■ Dataset content:
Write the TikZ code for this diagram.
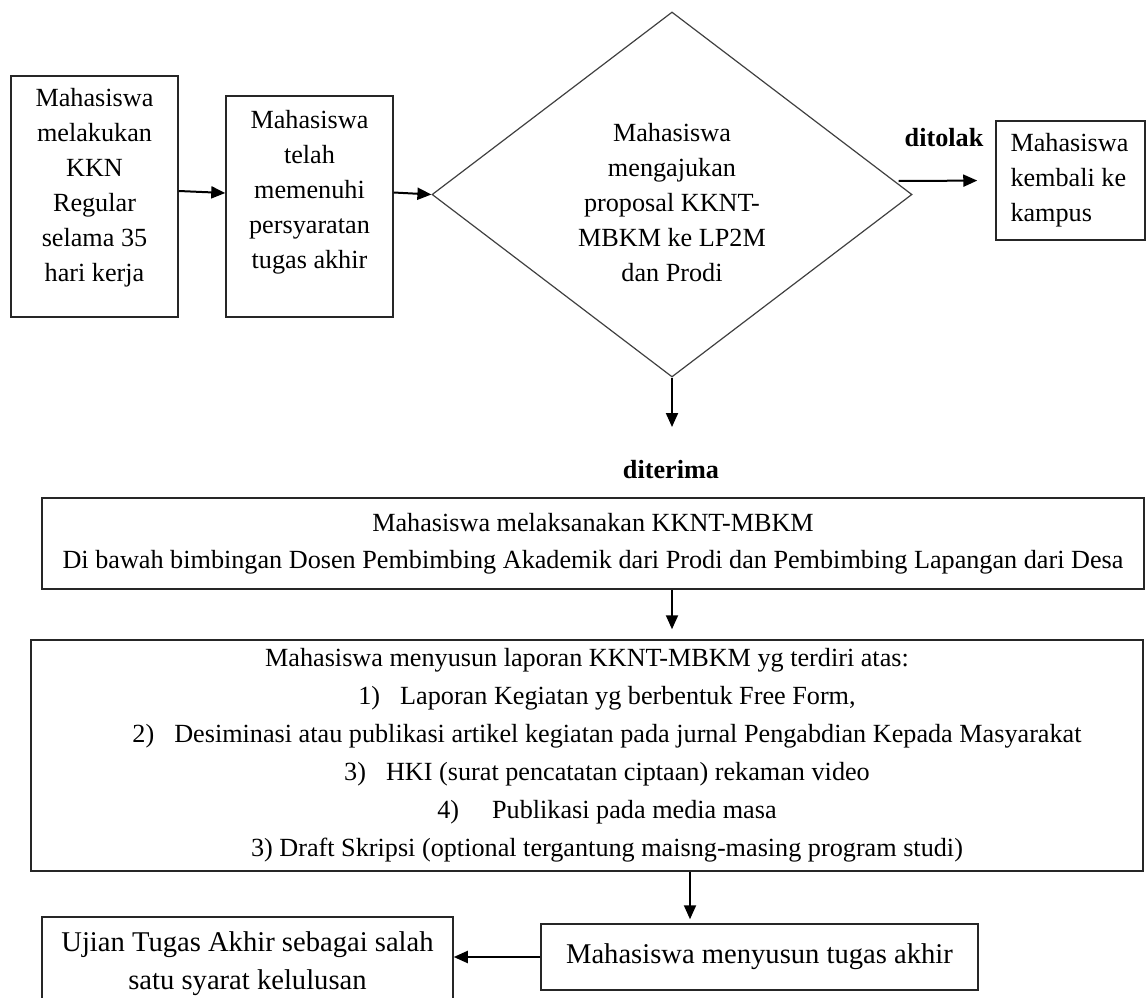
\documentclass[tikz,border=0pt]{standalone}
\usepackage{fontspec}
\setmainfont{Liberation Serif}
\usetikzlibrary{shapes.geometric,arrows.meta}

\begin{document}
\begin{tikzpicture}[x=1pt,y=-1pt,
        kotak/.style={draw=black!85,line width=1.5pt,align=center,font=\fontsize{26.2}{35}\selectfont},
        panah/.style={draw=black,line width=2pt,-{Triangle[length=14pt,width=12pt]}},
        tebal/.style={font=\fontsize{26.2}{35}\selectfont\bfseries}]
                \tikzstyle{every node}+=[inner sep=0pt]
                \clip (0,0) rectangle (1146,998);
                \node [kotak,minimum width=167pt,minimum height=241pt] (kkn) at (94.5,196.5) {Mahasiswa\\melakukan\\KKN\\Regular\\selama 35\\hari kerja\\[-11pt]\mbox{}};
                \node [kotak,minimum width=167pt,minimum height=221pt] (syarat) at (309.5,206.5) {Mahasiswa\\telah\\memenuhi\\persyaratan\\tugas akhir\\[0pt]\mbox{}};
                \node [kotak,diamond,aspect=1.3,draw=black!75,line width=1.2pt,minimum width=480pt,minimum height=365pt] (usul) at (672,194.5) {\mbox{}\\[-1pt]Mahasiswa\\mengajukan\\proposal KKNT-\\MBKM ke LP2M\\dan Prodi};
                \node [kotak,align=flush left,text width=120pt,minimum width=149pt,minimum height=119pt] (kembali) at (1070.5,180.5) {Mahasiswa\\kembali ke\\kampus};
                \node [tebal] (tolak) at (944,138) {ditolak};
                \coordinate (ujung) at (672,427);
                \node [tebal] (terima) at (671,470) {diterima};
                \node [kotak,font=\fontsize{26.2}{37}\selectfont,minimum width=1102pt,minimum height=91pt] (laksana) at (593,543.5) {Mahasiswa melaksanakan KKNT-MBKM\\Di bawah bimbingan Dosen Pembimbing Akademik dari Prodi dan Pembimbing Lapangan dari Desa};
                \node [kotak,font=\fontsize{26.2}{38}\selectfont,minimum width=1112pt,minimum height=231pt] (laporan) at (587,755.5) {Mahasiswa menyusun laporan KKNT-MBKM yg terdiri atas:\\
                    \hspace*{40pt}1)\hspace{20pt}Laporan Kegiatan yg berbentuk Free Form,\\
                    \hspace*{40pt}2)\hspace{20pt}Desiminasi atau publikasi artikel kegiatan pada jurnal Pengabdian Kepada Masyarakat\\
                    \hspace*{40pt}3)\hspace{20pt}HKI (surat pencatatan ciptaan) rekaman video\\
                    \hspace*{40pt}4)\hspace{33pt}Publikasi pada media masa\\
                    \hspace*{40pt}3) Draft Skripsi (optional tergantung maisng-masing program studi)};
                \node [kotak,font=\fontsize{28.6}{38}\selectfont,minimum width=437pt,minimum height=66pt] (susun) at (759.5,957) {Mahasiswa menyusun tugas akhir};
                \node [kotak,font=\fontsize{28.6}{38}\selectfont,minimum width=411pt,minimum height=94pt] (ujian) at (247.5,964) {Ujian Tugas Akhir sebagai salah\\satu syarat kelulusan};
                \draw [panah] ([yshift=5.5pt]kkn.east) -- ([yshift=13.5pt]syarat.west);
                \draw [panah] ([yshift=14pt]syarat.east) -- (usul.west);
                \draw [panah,shorten >=18pt] ([xshift=-14pt,yshift=13.5pt]usul.east) -- (kembali.west);
                \draw [panah] (usul.south) -- (ujung);
                \draw [panah,shorten >=10pt] (laksana.south -| usul.south) -- (laporan.north -| usul.south);
                \draw [panah,shorten >=4pt] ([xshift=-69.5pt]susun.north |- laporan.south) -- ([xshift=-69.5pt]susun.north);
                \draw [panah] (susun.west) -- (susun.west -| ujian.east);
\end{tikzpicture}
\end{document}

■ What you should do:
Return the full material word for word. Do not include the pictures.

■ Task answer:
Write the TikZ code for this diagram.
\documentclass[tikz,border=0pt]{standalone}
\usepackage{fontspec}
\setmainfont{Liberation Serif}
\usetikzlibrary{shapes.geometric,arrows.meta}

\begin{document}
\begin{tikzpicture}[x=1pt,y=-1pt,
        kotak/.style={draw=black!85,line width=1.5pt,align=center,font=\fontsize{26.2}{35}\selectfont},
        panah/.style={draw=black,line width=2pt,-{Triangle[length=14pt,width=12pt]}},
        tebal/.style={font=\fontsize{26.2}{35}\selectfont\bfseries}]
                \tikzstyle{every node}+=[inner sep=0pt]
                \clip (0,0) rectangle (1146,998);
                \node [kotak,minimum width=167pt,minimum height=241pt] (kkn) at (94.5,196.5) {Mahasiswa\\melakukan\\KKN\\Regular\\selama 35\\hari kerja\\[-11pt]\mbox{}};
                \node [kotak,minimum width=167pt,minimum height=221pt] (syarat) at (309.5,206.5) {Mahasiswa\\telah\\memenuhi\\persyaratan\\tugas akhir\\[0pt]\mbox{}};
                \node [kotak,diamond,aspect=1.3,draw=black!75,line width=1.2pt,minimum width=480pt,minimum height=365pt] (usul) at (672,194.5) {\mbox{}\\[-1pt]Mahasiswa\\mengajukan\\proposal KKNT-\\MBKM ke LP2M\\dan Prodi};
                \node [kotak,align=flush left,text width=120pt,minimum width=149pt,minimum height=119pt] (kembali) at (1070.5,180.5) {Mahasiswa\\kembali ke\\kampus};
                \node [tebal] (tolak) at (944,138) {ditolak};
                \coordinate (ujung) at (672,427);
                \node [tebal] (terima) at (671,470) {diterima};
                \node [kotak,font=\fontsize{26.2}{37}\selectfont,minimum width=1102pt,minimum height=91pt] (laksana) at (593,543.5) {Mahasiswa melaksanakan KKNT-MBKM\\Di bawah bimbingan Dosen Pembimbing Akademik dari Prodi dan Pembimbing Lapangan dari Desa};
                \node [kotak,font=\fontsize{26.2}{38}\selectfont,minimum width=1112pt,minimum height=231pt] (laporan) at (587,755.5) {Mahasiswa menyusun laporan KKNT-MBKM yg terdiri atas:\\
                    \hspace*{40pt}1)\hspace{20pt}Laporan Kegiatan yg berbentuk Free Form,\\
                    \hspace*{40pt}2)\hspace{20pt}Desiminasi atau publikasi artikel kegiatan pada jurnal Pengabdian Kepada Masyarakat\\
                    \hspace*{40pt}3)\hspace{20pt}HKI (surat pencatatan ciptaan) rekaman video\\
                    \hspace*{40pt}4)\hspace{33pt}Publikasi pada media masa\\
                    \hspace*{40pt}3) Draft Skripsi (optional tergantung maisng-masing program studi)};
                \node [kotak,font=\fontsize{28.6}{38}\selectfont,minimum width=437pt,minimum height=66pt] (susun) at (759.5,957) {Mahasiswa menyusun tugas akhir};
                \node [kotak,font=\fontsize{28.6}{38}\selectfont,minimum width=411pt,minimum height=94pt] (ujian) at (247.5,964) {Ujian Tugas Akhir sebagai salah\\satu syarat kelulusan};
                \draw [panah] ([yshift=5.5pt]kkn.east) -- ([yshift=13.5pt]syarat.west);
                \draw [panah] ([yshift=14pt]syarat.east) -- (usul.west);
                \draw [panah,shorten >=18pt] ([xshift=-14pt,yshift=13.5pt]usul.east) -- (kembali.west);
                \draw [panah] (usul.south) -- (ujung);
                \draw [panah,shorten >=10pt] (laksana.south -| usul.south) -- (laporan.north -| usul.south);
                \draw [panah,shorten >=4pt] ([xshift=-69.5pt]susun.north |- laporan.south) -- ([xshift=-69.5pt]susun.north);
                \draw [panah] (susun.west) -- (susun.west -| ujian.east);
\end{tikzpicture}
\end{document}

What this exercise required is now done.